# Chemical smell? from cable/HDDVR box



## BB. (Feb 10, 2011)

i just got new cable and all the boxes are given off a smell. thats basicly making me sick. is this toxic or anything or should i not worry? dry mouth numbness on my lips and nasal and just down, like i had it put in a couple days ago and i been basicly doing nothing but sleeping and can't focus, eyes burning horrably. is this normal? i think my tv did it as well when i first got it, if i remember right. 

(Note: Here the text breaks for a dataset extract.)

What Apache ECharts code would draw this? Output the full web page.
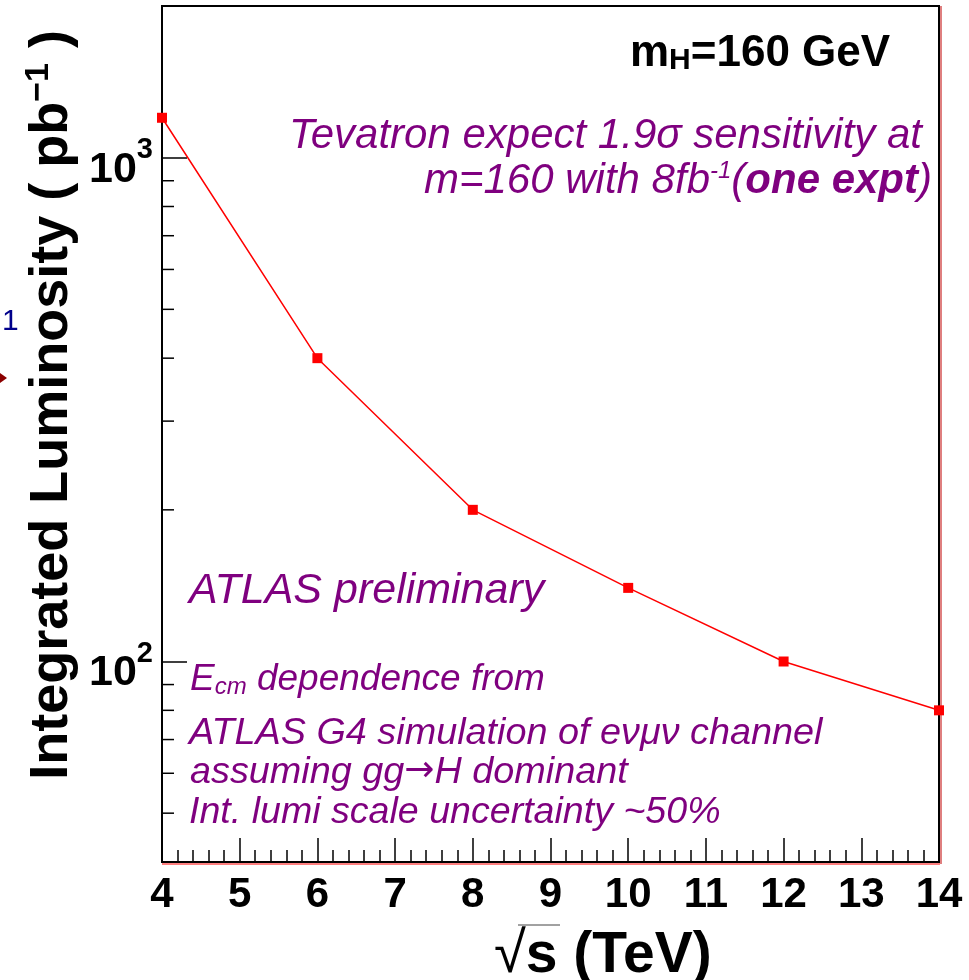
<!DOCTYPE html>
<html>
<head>
<meta charset="utf-8">
<script src="https://cdn.jsdelivr.net/npm/echarts@6/dist/echarts.min.js"></script>
<style>
  html, body { margin: 0; padding: 0; background: #fff; }
  #chart { width: 969px; height: 980px; }
</style>
</head>
<body>
<div id="chart"></div>
<script>
// sqrt(s) in TeV and the integrated luminosity needed (pb^-1)
let energies = [4, 6, 8, 10, 12, 14];
let lumi = [1200, 400, 200, 140, 100, 80];
// y axis range and the minor ticks of the log axis
let yMin = 40;
let yMax = 2000;
let yMinorTicks = [50, 60, 70, 80, 90, 200, 300, 400, 500, 600, 700, 800, 900];

const FONT = 'Liberation Sans';
const PURPLE = '#7f007f';

let myChart = echarts.init(document.getElementById('chart'), null, { renderer: 'canvas' });

let points = energies.map((e, i) => [e, lumi[i]]);
let minorData = yMinorTicks.map(v => [4, v]);

// purple italic text line helper
function note(x, y, text, size, align) {
	return {
		type: 'text', x: x, y: y,
		style: {
			text: text, textAlign: align || 'left', textVerticalAlign: 'bottom',
			fill: PURPLE, fontFamily: FONT, fontStyle: 'italic', fontSize: size
		}
	};
}

let option = {
	animation: false,
	backgroundColor: '#fff',
	grid: { left: 162, top: 6, right: 30, bottom: 118, show: true, borderColor: '#000', borderWidth: 2 },
	xAxis: {
		type: 'value',
		min: 4,
		max: 14,
		interval: 1,
		axisLine: { onZero: false, lineStyle: { color: '#000', width: 2 } },
		axisTick: { inside: true, length: 24, lineStyle: { color: '#000', width: 1.5 } },
		minorTick: { show: true, splitNumber: 5, length: 12, lineStyle: { color: '#000', width: 1.5 } },
		splitLine: { show: false },
		axisLabel: { margin: 12, color: '#000', fontFamily: FONT, fontWeight: 'bold', fontSize: 42 }
	},
	yAxis: {
		type: 'log',
		logBase: 10,
		min: yMin,
		max: yMax,
		axisLine: { lineStyle: { color: '#000', width: 2 } },
		axisTick: { inside: true, length: 25, lineStyle: { color: '#000', width: 1.5 } },
		splitLine: { show: false },
		axisLabel: {
			margin: 9,
			formatter: function (v) {
				let p = Math.log10(v);
				if (Math.abs(p - Math.round(p)) > 1e-6) return '';
				return '{b|10}{s|' + Math.round(p) + '}';
			},
			rich: {
				b: { color: '#000', fontFamily: FONT, fontWeight: 'bold', fontSize: 43, padding: [24, 0, 0, 0] },
				s: { color: '#000', fontFamily: FONT, fontWeight: 'bold', fontSize: 29, padding: [0, 0, 15, 0] }
			}
		}
	},
	series: [
		{
			type: 'custom',
			clip: false,
			silent: true,
			data: minorData,
			renderItem: function (params, api) {
				let pt = api.coord([api.value(0), api.value(1)]);
				return {
					type: 'line',
					shape: { x1: pt[0], y1: pt[1], x2: pt[0] + 12, y2: pt[1] },
					style: { stroke: '#000', lineWidth: 1.5 }
				};
			}
		},
		{
			type: 'line',
			data: points,
			symbol: 'rect',
			symbolSize: 10,
			clip: false,
			lineStyle: { color: '#ff0000', width: 1.5 },
			itemStyle: { color: '#ff0000' }
		}
	],
	graphic: [
		// red edge seen along the bottom and right of the frame
		{ type: 'line', shape: { x1: 162, y1: 864, x2: 940, y2: 864 }, style: { stroke: '#ff0000', lineWidth: 1 } },
		{ type: 'line', shape: { x1: 941, y1: 6, x2: 941, y2: 864 }, style: { stroke: '#c00000', lineWidth: 1 } },
		{
			type: 'text', x: 52, y: 30, rotation: Math.PI / 2,
			style: {
				text: '{t|Integrated Luminosity ( pb}{s|−1}{t| )}',
				textAlign: 'right', textVerticalAlign: 'middle',
				rich: {
					t: { fill: '#000', fontFamily: FONT, fontWeight: 'bold', fontSize: 54 },
					s: { fill: '#000', fontFamily: FONT, fontWeight: 'bold', fontSize: 34, padding: [0, 0, 26, 0] }
				}
			}
		},
		{
			type: 'text', x: 494, y: 985,
			style: {
				text: '{r|√}{t|s (TeV)}',
				textVerticalAlign: 'bottom',
				rich: {
					r: { fill: '#000', fontFamily: FONT, fontSize: 58 },
					t: { fill: '#000', fontFamily: FONT, fontWeight: 'bold', fontSize: 57 }
				}
			}
		},
		{ type: 'line', shape: { x1: 518, y1: 925, x2: 560, y2: 925 }, style: { stroke: '#444', lineWidth: 1 } },
		{
			type: 'text', x: 630, y: 89,
			style: {
				text: '{t|m}{s|H}{t|=160 GeV}',
				textVerticalAlign: 'bottom',
				rich: {
					t: { fill: '#000', fontFamily: FONT, fontWeight: 'bold', fontSize: 44, padding: [0, 0, 13, 0] },
					s: { fill: '#000', fontFamily: FONT, fontWeight: 'bold', fontSize: 30 }
				}
			}
		},
		note(922, 157, 'Tevatron expect 1.9σ sensitivity at', 42, 'right'),
		{
			type: 'text', x: 932, y: 203,
			style: {
				text: '{t|m=160 with 8fb}{s|-1}{t|(}{b|one expt}{t|)}',
				textAlign: 'right', textVerticalAlign: 'bottom',
				rich: {
					t: { fill: PURPLE, fontFamily: FONT, fontStyle: 'italic', fontSize: 42 },
					s: { fill: PURPLE, fontFamily: FONT, fontStyle: 'italic', fontSize: 24, padding: [0, 0, 20, 0] },
					b: { fill: PURPLE, fontFamily: FONT, fontStyle: 'italic', fontWeight: 'bold', fontSize: 42 }
				}
			}
		},
		note(189, 613, 'ATLAS preliminary', 43),
		{
			type: 'text', x: 190, y: 713,
			style: {
				text: '{t|E}{s|cm}{t| dependence from}',
				textVerticalAlign: 'bottom',
				rich: {
					t: { fill: PURPLE, fontFamily: FONT, fontStyle: 'italic', fontSize: 37, padding: [0, 0, 15, 0] },
					s: { fill: PURPLE, fontFamily: FONT, fontStyle: 'italic', fontSize: 24 }
				}
			}
		},
		note(189, 752, 'ATLAS G4 simulation of eνμν channel', 37.8),
		{
			type: 'text', x: 190, y: 791,
			style: {
				text: '{t|assuming gg}{a|→}{t|H dominant}',
				textVerticalAlign: 'bottom',
				rich: {
					t: { fill: PURPLE, fontFamily: FONT, fontStyle: 'italic', fontSize: 37.8 },
					a: { fill: PURPLE, fontFamily: 'DejaVu Sans', fontSize: 36, padding: [0, 0, 1, 0] }
				}
			}
		},
		note(189, 832, 'Int. lumi scale uncertainty ~50%', 37.6),
		{
			type: 'text', x: 2, y: 337,
			style: { text: '1', textVerticalAlign: 'bottom', fill: '#00008b', fontFamily: FONT, fontSize: 30 }
		},
		{
			type: 'polygon',
			shape: { points: [[0, 373], [7, 378], [0, 383]] },
			style: { fill: '#8b0000' }
		}
	]
};

myChart.setOption(option);
</script>
</body>
</html>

love any insight on this..


----------



## octaneman (May 13, 2009)

Hi BB 

That isn't normal there shouldn't be any smell coming off any of your gear. This type of thing can pose a fire hazard because something is overheating and giving off fumes. Carbon monoxide is a colorless, odorless gas and very deadly. Take immediate action and get rid of whatever boxes or cables that are making you sick.


----------



## BB. (Feb 10, 2011)

octaneman said:


> Hi BB
> 
> That isn't normal there shouldn't be any smell coming off any of your gear. This type of thing can pose a fire hazard because something is overheating and giving off fumes. Carbon monoxide is a colorless, odorless gas and very deadly. Take immediate action and get rid of whatever boxes or cables that are making you sick.


its the comcast cable boxes. yeah i'm going to unplug them now and ask for new boxes. just wondering if it was maybe chemical dew since their brand new boxes they installed not used ones. i should ask them to install used ones. but truth betold i can't believe my lips ans stuff are numb. thinking maybe allegic reaction. anywho thanks man. do u know if any what chemicals they would be burning off so i can let my doctor know?


----------



## octaneman (May 13, 2009)

No idea the chems involved just tell your doc to run a full tox screen on your blood. 


Good Luck !


----------